More than just a joy ride

Aurora Adachi-Winter and Artistic Associate Matthew C. Yee in Lucy and Charlie’s Honeymoon at Lookingglass Theatre. Photo by Matthew C. Yee.

Lucy and Charlie’s Honeymoon, a new musical by Matthew C. Yee, is in its final week on stage at Lookingglass Theatre. The show goes beyond what audiences expect from a musical. The songs don’t break out to fill in dialogue, the love onstage transcends happily ever after and audiences stroll out of the theatre with more than just a snippet of a tune to hum on the way home.

The play follows Lucy (Aurora Adachi-Winter) and Charlie (Matthew C. Yee) as they embark on their honeymoon after their swift nuptials. They don’t have to worry about plane tickets or passports, what is really on their minds is coming into the funds to embark on their trip. But after their act as renegades goes viral, they are thrown into - or welcome - one compromising situation after another, robbing them of their desired trip, but forcing them to face the music of their choices.

The plot is filled with unforgettable moments both powerful and fun. Played by characters that run the gamut from not-so-typical granny (Wai Ching Ho), one foot steady in tradition and shoveling snacks, the other stealthily making deadly moves in video games, to a likable delinquent son (Matt Bittner) trying to impress his life-of-crime father, and a sister (Harmony Zhang) desperately trying to find her way to her other half.

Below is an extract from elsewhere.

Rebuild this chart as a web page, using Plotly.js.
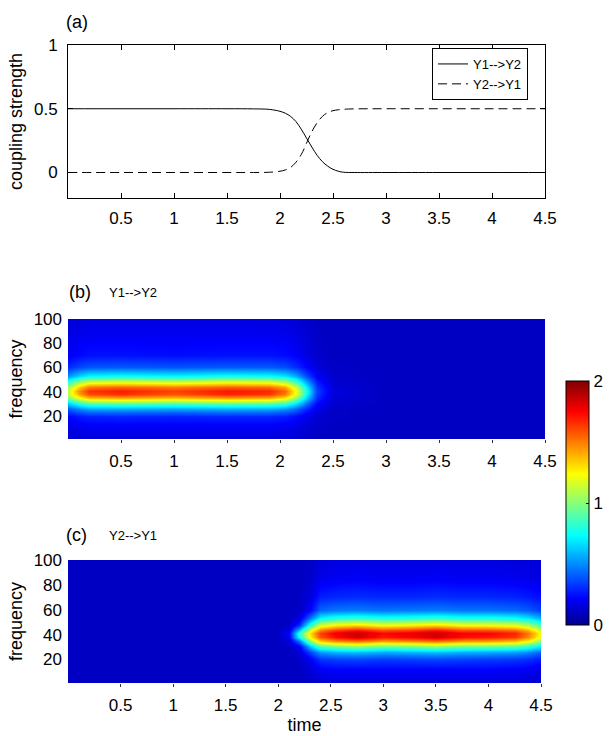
<!DOCTYPE html>
<html>
<head>
<meta charset="utf-8">
<script src="https://cdn.plot.ly/plotly-3.0.1.min.js"></script>
<style>
html,body{margin:0;padding:0;background:#fff;}
#chart{width:609px;height:736px;}
</style>
</head>
<body>
<div id="chart"></div>
<script>
// ---------- panel (a): coupling strength ----------
const time = [0, 0.5, 1, 1.5, 1.75, 1.9, 2.0, 2.05, 2.1, 2.15, 2.2, 2.25, 2.3, 2.35, 2.4, 2.45, 2.5, 2.55, 2.6, 2.7, 3, 3.5, 4, 4.5];
const y1ToY2 = [0.5, 0.5, 0.5, 0.5, 0.499, 0.495, 0.48, 0.465, 0.44, 0.4, 0.34, 0.27, 0.2, 0.135, 0.085, 0.05, 0.025, 0.01, 0.002, 0, 0, 0, 0, 0];
const y2ToY1 = [0, 0, 0, 0, 0, 0.002, 0.01, 0.02, 0.04, 0.08, 0.14, 0.23, 0.32, 0.39, 0.44, 0.47, 0.485, 0.492, 0.496, 0.499, 0.5, 0.5, 0.5, 0.5];

// ---------- heatmaps: frequency rows ----------
const freq = [1, 12, 20, 26, 31, 35, 38, 41, 44, 48, 53, 60, 70, 85, 100];

// panel (b) Y1-->Y2 : one column per time sample (values listed along freq)
const timeB = [0, 0.1, 0.2, 0.5, 1.0, 1.5, 1.9, 2.05, 2.15, 2.25, 2.35, 2.5, 3.0, 4.5];
const powerB = [
  [0.14,0.17,0.23,0.39,0.65,0.95,1.11,1.14,1.04,0.82,0.52,0.30,0.20,0.17,0.14],
  [0.14,0.19,0.27,0.48,0.82,1.21,1.42,1.46,1.33,1.04,0.65,0.36,0.23,0.19,0.15],
  [0.15,0.20,0.29,0.54,0.92,1.36,1.60,1.65,1.51,1.17,0.73,0.39,0.25,0.20,0.16],
  [0.15,0.20,0.30,0.55,0.95,1.40,1.66,1.70,1.55,1.20,0.75,0.40,0.25,0.20,0.16],
  [0.15,0.20,0.29,0.53,0.92,1.35,1.58,1.62,1.50,1.16,0.72,0.39,0.24,0.20,0.16],
  [0.15,0.20,0.30,0.56,0.96,1.42,1.68,1.71,1.56,1.21,0.76,0.40,0.25,0.20,0.16],
  [0.15,0.20,0.30,0.55,0.94,1.39,1.64,1.68,1.53,1.19,0.74,0.40,0.25,0.20,0.16],
  [0.14,0.19,0.28,0.51,0.87,1.27,1.50,1.54,1.41,1.09,0.69,0.37,0.24,0.19,0.15],
  [0.13,0.17,0.24,0.42,0.70,1.01,1.19,1.22,1.12,0.87,0.56,0.31,0.21,0.17,0.14],
  [0.11,0.14,0.18,0.28,0.44,0.62,0.72,0.74,0.68,0.54,0.36,0.22,0.16,0.14,0.12],
  [0.10,0.12,0.13,0.17,0.23,0.30,0.33,0.34,0.32,0.27,0.20,0.15,0.12,0.11,0.10],
  [0.10,0.10,0.11,0.11,0.13,0.14,0.15,0.15,0.14,0.13,0.12,0.11,0.10,0.10,0.10],
  [0.10,0.10,0.10,0.10,0.10,0.10,0.10,0.10,0.10,0.10,0.10,0.10,0.10,0.10,0.10],
  [0.10,0.10,0.10,0.10,0.10,0.10,0.10,0.10,0.10,0.10,0.10,0.10,0.10,0.10,0.10]
];

// panel (c) Y2-->Y1
const timeC = [0, 2.0, 2.1, 2.2, 2.3, 2.4, 2.55, 2.75, 3.0, 3.25, 3.5, 3.75, 4.0, 4.25, 4.38, 4.5];
const powerC = [
  [0.10,0.10,0.10,0.10,0.10,0.10,0.10,0.10,0.10,0.10,0.10,0.10,0.10,0.10,0.10],
  [0.10,0.10,0.10,0.10,0.10,0.10,0.10,0.10,0.10,0.10,0.10,0.10,0.10,0.10,0.10],
  [0.10,0.10,0.10,0.10,0.11,0.14,0.20,0.22,0.17,0.12,0.10,0.10,0.10,0.10,0.10],
  [0.10,0.10,0.11,0.13,0.20,0.45,0.75,0.80,0.60,0.30,0.15,0.11,0.10,0.10,0.10],
  [0.11,0.14,0.20,0.35,0.62,1.00,1.25,1.30,1.15,0.80,0.45,0.22,0.15,0.12,0.11],
  [0.13,0.20,0.32,0.53,0.91,1.34,1.58,1.62,1.48,1.15,0.72,0.42,0.28,0.18,0.14],
  [0.14,0.22,0.35,0.58,0.99,1.47,1.73,1.78,1.62,1.26,0.80,0.46,0.30,0.20,0.16],
  [0.14,0.22,0.36,0.60,1.04,1.53,1.83,1.87,1.70,1.31,0.83,0.47,0.31,0.21,0.16],
  [0.14,0.22,0.34,0.56,0.97,1.43,1.70,1.74,1.58,1.22,0.78,0.45,0.30,0.20,0.16],
  [0.14,0.22,0.35,0.58,0.99,1.47,1.75,1.79,1.62,1.26,0.80,0.46,0.30,0.20,0.16],
  [0.14,0.22,0.36,0.60,1.04,1.53,1.83,1.86,1.70,1.31,0.83,0.47,0.31,0.21,0.16],
  [0.14,0.22,0.35,0.57,0.98,1.44,1.72,1.76,1.59,1.23,0.78,0.45,0.30,0.20,0.16],
  [0.14,0.22,0.34,0.56,0.97,1.43,1.70,1.75,1.58,1.22,0.78,0.45,0.30,0.20,0.16],
  [0.14,0.21,0.33,0.54,0.93,1.37,1.64,1.68,1.52,1.18,0.75,0.43,0.29,0.19,0.15],
  [0.13,0.20,0.31,0.50,0.85,1.24,1.47,1.51,1.38,1.07,0.68,0.40,0.27,0.18,0.15],
  [0.12,0.18,0.27,0.42,0.70,1.01,1.19,1.22,1.12,0.87,0.57,0.34,0.24,0.16,0.14]
];

const timeTicks = [0.5, 1, 1.5, 2, 2.5, 3, 3.5, 4, 4.5];
const timeTickText = ['0.5', '1', '1.5', '2', '2.5', '3', '3.5', '4', '4.5'];
const couplingTicks = [0, 0.5, 1];
const freqTicks = [20, 40, 60, 80, 100];
const colorTicks = [0, 1, 2];

// ---------- layout helpers (pixel -> paper) ----------
const W = 609, H = 736;
const px = v => v / W;
const py = v => 1 - v / H;

const FONT = 'Liberation Sans, Arial, Helvetica, sans-serif';
const jet = [
  [0, 'rgb(0,0,143)'], [0.11, 'rgb(0,0,255)'], [0.365, 'rgb(0,255,255)'],
  [0.619, 'rgb(255,255,0)'], [0.873, 'rgb(255,0,0)'], [1, 'rgb(128,0,0)']
];

const traces = [
  {x: time, y: y1ToY2, type: 'scatter', mode: 'lines', name: 'Y1-->Y2',
   line: {color: '#000', width: 1, shape: 'spline'}, xaxis: 'x', yaxis: 'y'},
  {x: time, y: y2ToY1, type: 'scatter', mode: 'lines', name: 'Y2-->Y1',
   line: {color: '#000', width: 1, dash: '9px,5px', shape: 'spline'}, xaxis: 'x', yaxis: 'y'},
  {x: timeB, y: freq, z: powerB, transpose: true, type: 'heatmap', zsmooth: 'best',
   coloraxis: 'coloraxis', xaxis: 'x2', yaxis: 'y2', showlegend: false},
  {x: timeC, y: freq, z: powerC, transpose: true, type: 'heatmap', zsmooth: 'best',
   coloraxis: 'coloraxis', xaxis: 'x3', yaxis: 'y3', showlegend: false}
];

const tickFont = {family: FONT, size: 17, color: '#000'};
const titleFont = {family: FONT, size: 18, color: '#000'};
const subFont = {family: FONT, size: 13, color: '#000'};
const lineX = {
  range: [0, 4.5], tickvals: timeTicks, ticktext: timeTickText, tickfont: tickFont,
  showgrid: false, zeroline: false, showline: true, linecolor: '#000', linewidth: 1,
  mirror: 'ticks', ticks: 'inside', ticklen: 5, tickcolor: '#000', ticklabelstandoff: 5
};
const heatX = {
  range: [0, 4.5], tickvals: timeTicks, ticktext: timeTickText, tickfont: tickFont,
  showgrid: false, zeroline: false, showline: false,
  ticks: 'outside', ticklen: 3, tickcolor: '#333', ticklabelstandoff: 4
};
const heatY = {
  range: [1, 100], tickvals: freqTicks, tickfont: tickFont,
  showgrid: false, zeroline: false, showline: false, ticks: '', ticklabelstandoff: 5,
  title: {text: 'frequency', font: titleFont, standoff: 6}
};

const layout = {
  width: W, height: H,
  margin: {l: 0, r: 0, t: 0, b: 0},
  paper_bgcolor: '#fff', plot_bgcolor: '#fff',
  font: {family: FONT, color: '#000'},
  showlegend: true,
  legend: {
    x: px(432), y: py(48), xanchor: 'left', yanchor: 'top',
    bgcolor: '#fff', bordercolor: '#000', borderwidth: 1,
    font: subFont, tracegroupgap: 0
  },
  xaxis: Object.assign({}, lineX, {domain: [px(68), px(545)], anchor: 'y'}),
  yaxis: {
    domain: [py(198), py(45)], anchor: 'x', range: [-0.2, 1], tickvals: couplingTicks,
    ticktext: ['0', '0.5', '1'], tickfont: tickFont,
    showgrid: false, zeroline: false, showline: true, linecolor: '#000', linewidth: 1,
    mirror: 'ticks', ticks: 'inside', ticklen: 5, tickcolor: '#000', ticklabelstandoff: 6,
    title: {text: 'coupling strength', font: titleFont, standoff: 6}
  },
  xaxis2: Object.assign({}, heatX, {domain: [px(68), px(545)], anchor: 'y2'}),
  yaxis2: Object.assign({}, heatY, {domain: [py(439), py(319)], anchor: 'x2'}),
  xaxis3: Object.assign({}, heatX, {domain: [px(68), px(541)], anchor: 'y3',
    title: {text: 'time', font: titleFont, standoff: 0}}),
  yaxis3: Object.assign({}, heatY, {domain: [py(683), py(560)], anchor: 'x3'}),
  coloraxis: {
    cmin: 0, cmax: 2, colorscale: jet,
    colorbar: {
      x: px(566), xanchor: 'left', xpad: 0, y: py(625), yanchor: 'bottom', ypad: 0,
      len: (625 - 381) / H, lenmode: 'fraction', thickness: 23, thicknessmode: 'pixels',
      outlinecolor: '#000', outlinewidth: 1,
      tickvals: colorTicks, ticks: 'inside', ticklen: 3, tickcolor: '#000',
      tickfont: {family: FONT, size: 17, color: '#000'}
    }
  },
  annotations: [
    {text: '(a)', x: px(77), y: py(22), xref: 'paper', yref: 'paper', xanchor: 'center',
     yanchor: 'middle', showarrow: false, font: titleFont},
    {text: '(b)', x: px(80), y: py(292), xref: 'paper', yref: 'paper', xanchor: 'center',
     yanchor: 'middle', showarrow: false, font: titleFont},
    {text: 'Y1-->Y2', x: px(107), y: py(292), xref: 'paper', yref: 'paper', xanchor: 'left',
     yanchor: 'middle', showarrow: false, font: subFont},
    {text: '(c)', x: px(76), y: py(535), xref: 'paper', yref: 'paper', xanchor: 'center',
     yanchor: 'middle', showarrow: false, font: titleFont},
    {text: 'Y2-->Y1', x: px(107), y: py(535), xref: 'paper', yref: 'paper', xanchor: 'left',
     yanchor: 'middle', showarrow: false, font: subFont}
  ]
};

Plotly.newPlot('chart', traces, layout, {displayModeBar: false, staticPlot: true});
</script>
</body>
</html>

Amongst the chaos and calamity, Lucy and Charlie always find their way back to each other, each time recognizing something new yet familiar in their partner in crime. “The bond between Lucy and Charlie came first. I knew I didn’t want to tell the story of a young couple who falls in love, then fall apart, and then come together again,” said Yee. “I wanted their relationship (as thin and fresh as it is) to be home for them, and everything else that happens in the story to be a challenge they face together. There is also Charlie and Peter’s family, (Grandma and Uncle Jeff) which, while they have their issues, is the strong center of the story.” 

Audiences may leave Lookingglass feeling somewhat lighter after the romp of a play they just saw, but the nuggets of darkness, of societal woes, of systemic wrongs are what make this musical more than entertainment. In this day and age, the consumption of purely frivolous art is no longer a privilege we should abide by. Yee has found a way to talk about terrible things, to share a needed perspective, but to package it in a way that allows audiences to ingest the show fully without flinching from the uncomfortable. “I always try to walk the line between comedy and darkness. It’s super challenging but very rewarding when it works,” said Yee. “The subject matter the show deals with is very serious, but the characters are funny. As long as the humor is character driven the tight rope act of dark comedy usually works out.”

The levity that is brought by Yee’s lovable and humorous characters is the honey that lets us swallow the sour medicine and also the reason that each character is relatabley flawed. Not one is perfect or tidy, not one knows who they are. They simply know what they should be, what someone else wants them to be, what they wish they could be. His characters, like the rest of us, are walking around trying on costumes, masks, and traits, trying to see what fits best in the world, on their bodies, and what will get them through another day. In the moments that matter most though, their truth emerges, letting us in on the shared charade of self. “It is definitely inspired by my own search for self. I think many of us embark on a search for ourselves at some point in our lives (often times more than once),” said Yee. “The characters in my story believe that by declaring their identity it makes it true, but who we are is not a statement, it is determined by how we respond to what happens to us.”